Perusahaan ini tidak unik dalam menciptakan rambut nabati. Di AS, Rebundle yang berbasis di St.Louis juga menjual ekstensi rambut yang terbuat dari serat pisang, sementara Nourie Hair menawarkan alternatif rambut untuk dikepang yang terbuat dari ekstrak akar Ginseng dan rosemary.
Namun, mengubah limbah pisang menjadi produk premium bukannya tanpa tantangan bagi Cheveux Organique. “Prosesnya yang padat karya, mulai dari memetik batang, mengangkutnya ke fasilitas, mengekstraksi batang, mengolahnya, dan tenaga yang diperlukan untuk memanfaatkannya – hal ini menyebabkan produk menjadi mahal,” kata Tumusiime.
Cheveux Organique menjual rambut nabatinya di Uganda, dan juga di Amerika, Prancis, dan Inggris. Rambut ini dijual dengan harga US$50 untuk 150 gram (5,3 ons), yang menurut Tumusiime lebih murah daripada harga rata-rata US$185 untuk jumlah yang sama dengan rambut manusia. Tapi rambut sintetis dapat dibeli hanya dengan US$1 untuk satu bundel.
“Ini adalah sesuatu yang sangat kami khawatirkan, dan kami mencoba mencari cara untuk memekanisasi bisnis dan menghasilkan volume rambut sambil terus mencapai titik impas,” kata Tumusiime. Menurutnya, ini tentang manfaat jangka panjang yang dihasilkan produk ini.
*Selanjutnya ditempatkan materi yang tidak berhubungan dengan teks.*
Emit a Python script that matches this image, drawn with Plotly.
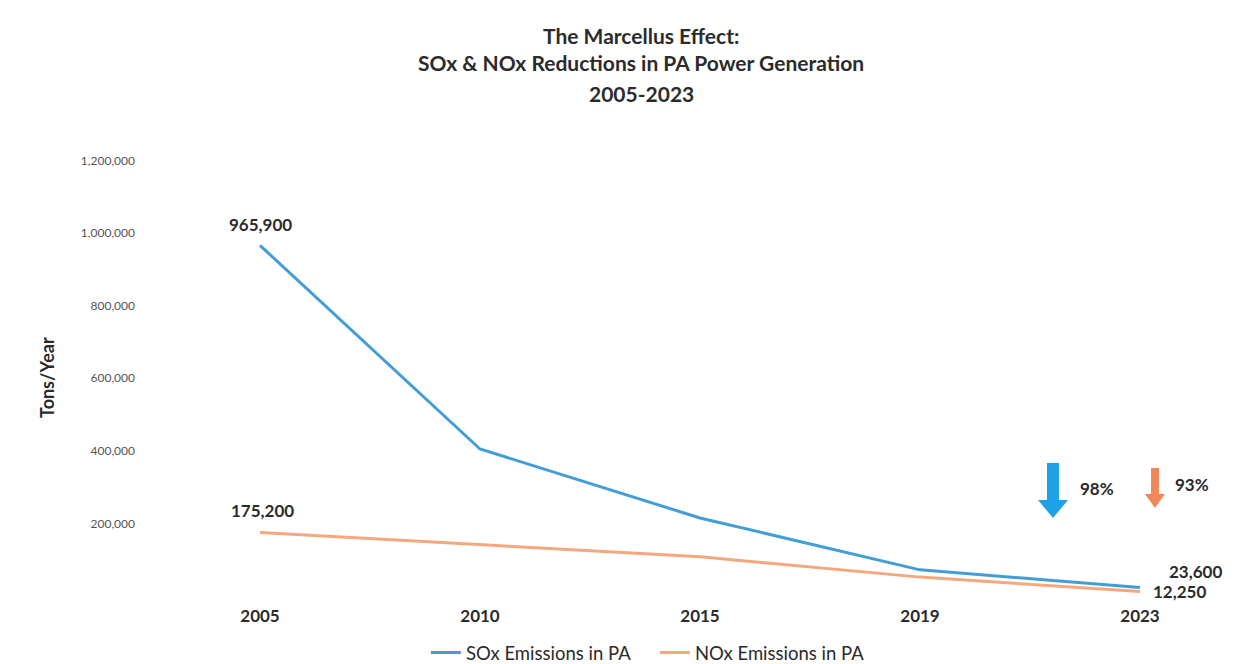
import plotly.graph_objects as go

years = ["2005", "2010", "2015", "2019", "2023"]
sox = [965900, 405000, 215000, 72000, 23600]
nox = [175200, 142000, 108000, 52000, 12250]
sox_labels = ["965,900", "", "", "", "23,600"]
nox_labels = ["175,200", "", "", "", "12,250"]
ytick_vals = [200000, 400000, 600000, 800000, 1000000, 1200000]
ytick_text = ["200,000", "400,000", "600,000", "800,000", "1,000,000", "1,200,000"]
reductions = ["98%", "93%"]
title_lines = ["The Marcellus Effect:", "SOx & NOx Reductions in PA Power Generation", "2005-2023"]

SOX_C = "#439dd6"
NOX_C = "#f5a77e"
FONT = "Lato"
DARK = "#2b2b2b"

# plot area in pixels
L, R, T, B = 150, 1191, 130, 600
W, H = 1251, 664

def px(x):
    return (x - L) / (R - L)

def py(y):
    return (B - y) / (B - T)

fig = go.Figure()
fig.add_trace(go.Scatter(x=years, y=sox, mode="lines", name="SOx Emissions in PA",
                         line=dict(color=SOX_C, width=3)))
fig.add_trace(go.Scatter(x=years, y=nox, mode="lines", name="NOx Emissions in PA",
                         line=dict(color=NOX_C, width=3)))

ann = []
lab_font = dict(family=FONT, size=17, color=DARK, weight="bold")
ann.append(dict(x=0, y=sox[0], text=sox_labels[0], showarrow=False, yshift=21, xshift=0, font=lab_font))
ann.append(dict(x=0, y=nox[0], text=nox_labels[0], showarrow=False, yshift=22, xshift=2, font=lab_font))
ann.append(dict(x=4, y=sox[4], text=sox_labels[4], showarrow=False, yshift=16, xshift=55, font=lab_font))
ann.append(dict(x=4, y=nox[4], text=nox_labels[4], showarrow=False, yshift=0, xshift=39, font=lab_font))


def pann(text, x, y, font, angle=0):
    return dict(x=px(x), y=py(y), xref="paper", yref="paper", xanchor="center", yanchor="middle",
                text=text, showarrow=False, font=font, textangle=angle)

ann.append(pann(reductions[0], 1097, 489, lab_font))
ann.append(pann(reductions[1], 1192, 484, lab_font))

title_y = [35, 62, 94]
for t, yy in zip(title_lines, title_y):
    ann.append(pann(f"<b>{t}</b>", 641, yy, dict(family=FONT, size=21, color=DARK)))

ann.append(pann("<b>Tons/Year</b>", 47, 378, dict(family=FONT, size=18, color=DARK), angle=-90))

def arrow_path(cx, top, head_start, bottom, shaft_w, head_w):
    pts = [(cx - shaft_w / 2, top), (cx + shaft_w / 2, top), (cx + shaft_w / 2, head_start),
           (cx + head_w / 2, head_start), (cx, bottom), (cx - head_w / 2, head_start),
           (cx - shaft_w / 2, head_start)]
    return "M " + " L ".join(f"{px(x):.5f},{py(y):.5f}" for x, y in pts) + " Z"

shapes = [
    dict(type="path", xref="paper", yref="paper", path=arrow_path(1053, 463, 500, 518, 12, 30),
         fillcolor="#1fa1e8", line=dict(width=0)),
    dict(type="path", xref="paper", yref="paper", path=arrow_path(1155, 468, 494, 508, 8, 20),
         fillcolor="#f2875a", line=dict(width=0)),
]

fig.update_layout(
    width=W, height=H,
    margin=dict(l=L, r=W - R, t=T, b=H - B, autoexpand=False),
    paper_bgcolor="white", plot_bgcolor="white",
    font=dict(family=FONT, color="#333333"),
    xaxis=dict(type="category", range=[-0.5, (R - L) / 220 - 0.5], showgrid=False, showline=False,
               zeroline=False, ticks="", tickfont=dict(family=FONT, size=17, color=DARK, weight="bold"),
               ticklabelstandoff=4),
    yaxis=dict(range=[-11019, -11019 + 470 / 72.6 * 200000], showgrid=False, showline=False, zeroline=False,
               tickvals=ytick_vals, ticktext=ytick_text, ticks="",
               tickfont=dict(family=FONT, size=12, color="#555555"), ticklabelstandoff=14),
    legend=dict(orientation="h", x=0.485, xanchor="center", y=py(653), yanchor="middle",
                font=dict(family=FONT, size=18.5, color=DARK), itemwidth=30, tracegroupgap=0,
                entrywidth=184),
    annotations=ann, shapes=shapes, showlegend=True,
)

fig.write_html("out.html")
Tumusiime mengatakan startupnya, yang saat ini mempekerjakan 25 staf tetap dan 100 pekerja paruh waktu untuk pengumpulan sampah, sedang dalam proses menciptakan hub regional, yang akan berfungsi sebagai pusat ekstraksi, serta pusat pendidikan bagi generasi muda akan melatih generasi masa depan mengenai dampak positif pengelolaan limbah, serta memberikan keterampilan kepada generasi muda – seperti ekstraksi dan pengoperasian mesin – yang akan membekali mereka untuk karir masa depan.
“Kami ingin memastikan bahwa merek ini terkenal,” kata Tumusiime. “Kami ingin menjadi pemimpin di industri ini meskipun ada tantangan. Namun saya bersemangat dengan apa yang saya lakukan . Saya melakukan segala yang mungkin untuk memastikan bahwa saya mencapai tujuan saya dan mencapai visi yang menjadi dasar saya memulai organisasi ini,” harap dia.